_MATERIAL_.

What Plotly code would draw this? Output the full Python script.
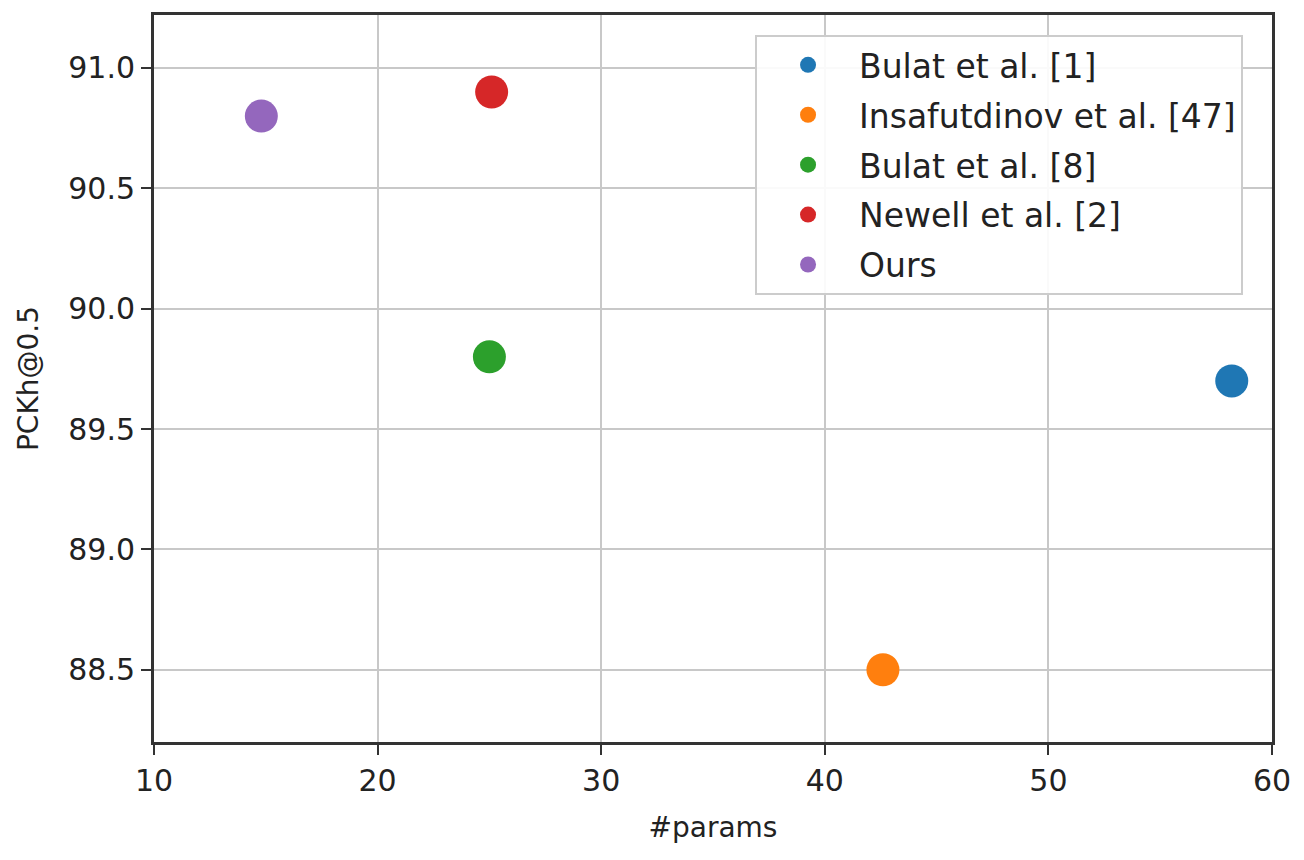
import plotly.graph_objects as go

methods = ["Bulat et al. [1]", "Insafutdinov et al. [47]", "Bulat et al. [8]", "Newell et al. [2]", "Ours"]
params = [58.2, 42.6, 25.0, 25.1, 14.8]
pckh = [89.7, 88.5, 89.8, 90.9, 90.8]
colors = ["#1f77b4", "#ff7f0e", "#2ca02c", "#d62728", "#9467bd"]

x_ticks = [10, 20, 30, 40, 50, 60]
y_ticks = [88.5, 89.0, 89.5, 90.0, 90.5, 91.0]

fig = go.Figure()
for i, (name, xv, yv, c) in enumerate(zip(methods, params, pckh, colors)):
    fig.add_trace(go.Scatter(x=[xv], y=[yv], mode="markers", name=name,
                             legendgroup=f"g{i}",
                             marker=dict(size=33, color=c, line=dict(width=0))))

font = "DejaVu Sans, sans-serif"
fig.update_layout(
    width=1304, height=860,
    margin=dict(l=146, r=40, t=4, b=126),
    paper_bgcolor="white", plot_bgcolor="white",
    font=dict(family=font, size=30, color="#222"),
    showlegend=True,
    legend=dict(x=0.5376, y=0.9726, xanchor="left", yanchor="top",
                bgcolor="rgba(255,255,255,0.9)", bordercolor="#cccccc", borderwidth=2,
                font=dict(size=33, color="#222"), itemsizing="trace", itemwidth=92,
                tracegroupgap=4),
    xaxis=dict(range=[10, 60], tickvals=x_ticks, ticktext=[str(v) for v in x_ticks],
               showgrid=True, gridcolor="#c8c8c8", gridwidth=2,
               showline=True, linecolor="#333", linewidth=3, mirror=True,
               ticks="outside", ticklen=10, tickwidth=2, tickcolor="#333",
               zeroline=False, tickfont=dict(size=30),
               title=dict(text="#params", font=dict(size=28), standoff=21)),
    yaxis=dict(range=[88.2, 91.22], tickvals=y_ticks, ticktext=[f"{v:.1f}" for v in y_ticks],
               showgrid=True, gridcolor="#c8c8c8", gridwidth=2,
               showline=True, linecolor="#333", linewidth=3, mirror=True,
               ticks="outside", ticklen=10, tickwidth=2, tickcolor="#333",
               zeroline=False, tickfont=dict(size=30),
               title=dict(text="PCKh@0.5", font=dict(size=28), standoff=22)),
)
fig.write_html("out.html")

_OBJECTIVE_.
From the opening line of the listing above through the line bearing "marker=dict(size=33, color=c, line=dict(width=0))))", repeat each line exactly. Drop every picture.

_THE ANSWER_.
What Plotly code would draw this? Output the full Python script.
import plotly.graph_objects as go

methods = ["Bulat et al. [1]", "Insafutdinov et al. [47]", "Bulat et al. [8]", "Newell et al. [2]", "Ours"]
params = [58.2, 42.6, 25.0, 25.1, 14.8]
pckh = [89.7, 88.5, 89.8, 90.9, 90.8]
colors = ["#1f77b4", "#ff7f0e", "#2ca02c", "#d62728", "#9467bd"]

x_ticks = [10, 20, 30, 40, 50, 60]
y_ticks = [88.5, 89.0, 89.5, 90.0, 90.5, 91.0]

fig = go.Figure()
for i, (name, xv, yv, c) in enumerate(zip(methods, params, pckh, colors)):
    fig.add_trace(go.Scatter(x=[xv], y=[yv], mode="markers", name=name,
                             legendgroup=f"g{i}",
                             marker=dict(size=33, color=c, line=dict(width=0))))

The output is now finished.